Shadow of the Colossus
Game Info
Playstation 2
Official Website
ESRB Rating
Blood, Fantasy Violence
The Good

• Great artistic style
• Living puzzles prove to be a great challenge
• Excellent musical score
• Sense of scale is impressive

The Bad

• Camera and frame-rate are big issues
• Not much to do outside of the Colossi


After the release and subsequent critical acclaim of ICO, the development team responsible for the magical adventure were expected to bring more of their wonderful touch to the PS2. Instead of the rumored direct sequel to ICO (that some referred to as NICO), the team retained their art style but pushed the gameplay into a different realm. While ICO featured a world filled with environmental puzzles, Shadow of the Colossus proposed living puzzles that the player needed to solve to slay the beasts and progress.

Not much for lengthy exposition, the story begins with the hero bringing his deceased love to a temple on the outskirts of his world, where he's informed that to bring her back to life, he must hunt down and kill 16 Colossi. While this premise seems simple, once the adventure had begun, hints in the story begin to make the viewer wonder why they must defeat the beasts and what would be the cost of such victory.

At the outset of the game, you have all the abilities and weapons you need to progress in your task: a horse, a magical sword and a bow. Once on your horse, you must raise you sword and let the reflected light direct you to where you'll find the next beast to slay. Once there, you're presented with Colossi of varying size, style and means by which you must defeat them. Often, the trick is just to find out how to get onto the Colossus. Once on, you hold on using the R1 button and climb or jump in the direction you need to head. As you hold on, often for dear life as the beast tries to shake you off, your grip gauge will deplete. To replenish it, the player must find a place on the beast's body where they can stand for a few moments as their gauge refills. While that sounds simple enough, it does prove to be a challenge as the later beasts will try to shake you off no matter where you are, leaving only short windows of opportunity to refill your grip. With sword in hand, you'll locate glowing weak spots on the beasts that you must plunge the blade into to do any real damage. While you can do a quick jab, its best to hit the button once to charge the thrust and then hit is again to do a powerful attack. Since each Colossus has multiple weak spots, doing enough damage to one will force you to crawl/climb/move to the next one until you've done enough damage to fell the beast.

There is a certain bit of loneliness found in SOTC, though I would say that it is intentional because you technically are "at the end of the world". Outside of the Colossi and a few minor animals scurrying about, there is absolutely nothing to interact with. No legions of filler monsters to plow through. No NPCs standing around to shoot the breeze with. Nothing more than killing one Colossus and hunting down the next. Fortunately, almost all of the Colossi present a different means by which the player must defeat them. So, the way you got onto and put down the first Colossus is no going to work for any of the ones following. When you come across the more non-humanoid types, you may spend some time just trying to figure out how you're going to deal with them.
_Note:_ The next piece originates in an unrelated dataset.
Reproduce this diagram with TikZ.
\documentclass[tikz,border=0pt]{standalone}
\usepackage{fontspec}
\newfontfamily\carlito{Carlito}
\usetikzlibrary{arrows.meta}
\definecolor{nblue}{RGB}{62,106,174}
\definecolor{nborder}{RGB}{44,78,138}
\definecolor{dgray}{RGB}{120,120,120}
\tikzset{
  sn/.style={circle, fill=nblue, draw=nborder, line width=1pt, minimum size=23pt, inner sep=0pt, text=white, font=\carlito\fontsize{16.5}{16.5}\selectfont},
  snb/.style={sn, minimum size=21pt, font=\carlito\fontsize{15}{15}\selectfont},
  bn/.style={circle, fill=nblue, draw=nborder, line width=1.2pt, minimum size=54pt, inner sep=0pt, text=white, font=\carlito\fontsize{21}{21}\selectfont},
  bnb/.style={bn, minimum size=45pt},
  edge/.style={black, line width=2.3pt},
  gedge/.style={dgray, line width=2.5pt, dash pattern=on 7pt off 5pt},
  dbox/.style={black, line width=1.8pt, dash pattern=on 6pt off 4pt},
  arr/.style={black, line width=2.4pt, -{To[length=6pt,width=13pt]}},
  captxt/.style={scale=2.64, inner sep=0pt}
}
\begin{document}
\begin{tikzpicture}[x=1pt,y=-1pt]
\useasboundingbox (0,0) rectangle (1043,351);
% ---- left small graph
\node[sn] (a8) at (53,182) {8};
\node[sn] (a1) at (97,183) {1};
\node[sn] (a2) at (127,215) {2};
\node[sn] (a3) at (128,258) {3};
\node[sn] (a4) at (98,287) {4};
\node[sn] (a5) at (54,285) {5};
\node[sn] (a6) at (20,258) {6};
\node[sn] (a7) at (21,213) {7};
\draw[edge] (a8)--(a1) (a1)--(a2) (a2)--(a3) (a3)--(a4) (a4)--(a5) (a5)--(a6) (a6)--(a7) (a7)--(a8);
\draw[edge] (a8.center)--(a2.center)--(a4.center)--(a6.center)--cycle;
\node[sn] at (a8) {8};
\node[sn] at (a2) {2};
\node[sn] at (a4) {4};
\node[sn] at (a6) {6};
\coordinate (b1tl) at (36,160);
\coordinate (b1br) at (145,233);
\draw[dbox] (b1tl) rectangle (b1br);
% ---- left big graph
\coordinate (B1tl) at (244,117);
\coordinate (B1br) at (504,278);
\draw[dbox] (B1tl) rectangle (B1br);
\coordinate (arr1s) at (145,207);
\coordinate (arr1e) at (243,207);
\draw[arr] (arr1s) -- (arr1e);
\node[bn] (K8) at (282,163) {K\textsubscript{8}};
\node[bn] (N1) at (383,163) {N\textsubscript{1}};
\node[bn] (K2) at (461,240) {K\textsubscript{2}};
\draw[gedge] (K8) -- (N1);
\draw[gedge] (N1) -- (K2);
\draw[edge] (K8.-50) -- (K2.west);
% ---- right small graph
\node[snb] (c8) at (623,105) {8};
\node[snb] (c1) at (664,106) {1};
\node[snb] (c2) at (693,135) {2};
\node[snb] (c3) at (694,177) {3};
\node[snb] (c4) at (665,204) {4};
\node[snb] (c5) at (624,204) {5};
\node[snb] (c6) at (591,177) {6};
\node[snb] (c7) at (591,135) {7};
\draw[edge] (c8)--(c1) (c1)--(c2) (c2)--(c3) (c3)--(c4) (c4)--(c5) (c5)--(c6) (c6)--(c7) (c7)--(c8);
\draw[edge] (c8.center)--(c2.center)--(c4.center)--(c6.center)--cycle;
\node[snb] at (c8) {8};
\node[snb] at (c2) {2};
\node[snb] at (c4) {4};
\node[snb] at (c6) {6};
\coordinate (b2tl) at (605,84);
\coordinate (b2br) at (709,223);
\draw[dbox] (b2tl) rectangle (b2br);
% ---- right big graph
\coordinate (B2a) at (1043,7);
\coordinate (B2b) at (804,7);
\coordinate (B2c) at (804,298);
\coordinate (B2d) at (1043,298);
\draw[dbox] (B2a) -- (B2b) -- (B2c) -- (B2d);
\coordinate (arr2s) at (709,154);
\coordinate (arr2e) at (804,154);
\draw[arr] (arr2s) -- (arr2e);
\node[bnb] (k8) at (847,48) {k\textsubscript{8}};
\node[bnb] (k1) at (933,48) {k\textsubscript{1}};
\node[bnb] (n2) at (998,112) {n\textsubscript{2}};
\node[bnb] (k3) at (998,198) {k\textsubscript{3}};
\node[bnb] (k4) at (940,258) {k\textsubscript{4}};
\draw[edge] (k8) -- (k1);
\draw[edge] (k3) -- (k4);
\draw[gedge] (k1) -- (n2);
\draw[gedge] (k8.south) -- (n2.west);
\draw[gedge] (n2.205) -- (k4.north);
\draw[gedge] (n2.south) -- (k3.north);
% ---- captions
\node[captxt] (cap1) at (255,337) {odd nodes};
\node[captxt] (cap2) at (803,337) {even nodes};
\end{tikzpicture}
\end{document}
This is made all the more interesting by the diverse locations on which you find your prey.

Visually, SOTC is all about the artistic flair and presentation. The same wispy, dreamlike style present in ICO returns, but with more Aztec/Incan influence in both the main character's attire and the way the Colossi appear. Designed as both functional, living puzzles and as impressive beasts to behold, the Colossi look wonderful as they appear in the environment. The gameworld, while devoid of life, is impressively large and tries to show a lush, varied world for you to explore. When you do reach a Colossus, you'll be impressed by the sheer sense of scale as they usually dwarf the main character. The architecture of the gameworld is well designed and actually quite enjoyable just to take a few moments to look at. There is some nice use of visual effects, especially when one of the Colossi is trying to smash you. Throw in some excellent animation of both the main character and his trusty steed and you have a presentation that tends to work excellent.
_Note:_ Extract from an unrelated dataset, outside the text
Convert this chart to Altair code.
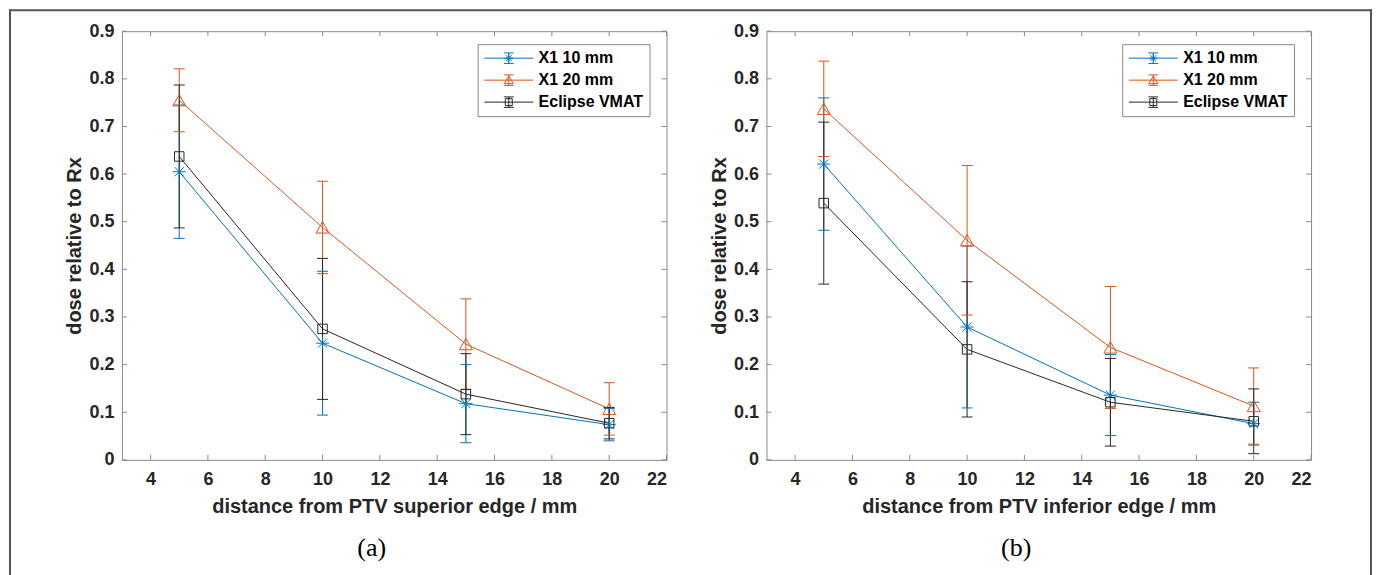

Audiowise, SOTC is pretty minimalist. Voicework is used in the cutscenes between dropping one Colossus and the next, but even that is intentionally done in a foreign language to keep the viewer from personalizing the voice. Except for when the hero calls his horse, don't expect much else on that front. Sound effects do wonders to ground the world and when the action gets going, they step up a notch to make the battle between man and monster feel exceptionally exciting. Where the audio portion excels is in the wonderful soundtrack that keeps its peace when you're alone but really kicks into life during each encounter with the Colossi.

SOTC suffers from being built on a console that just seems unable to handle the ambitious nature of the game. While early on the frame rate seems pretty stable, in the latter portions of the game, there are going to be times where the frame-rate will suffer from the sheer size of your opponents and all the activity that ensues. Throw in a game camera that tends to be a bit sloppy (I could never figure out why it placed itself in certain angles when it did) and the game can be unintentionally more difficult.

While the adventure itself is linear and once you figure out how to beat each enemy, the solutions may not seem as rewarding the second time through, there is a hard mode and even time attack to reward you with. Fortunately, the experience is an enjoyable one and putting down the beast by just using your own brain is pretty rewarding. If you were enchanted by ICO, then Shadow of the Colossus is pretty much a no-brainer as a must by.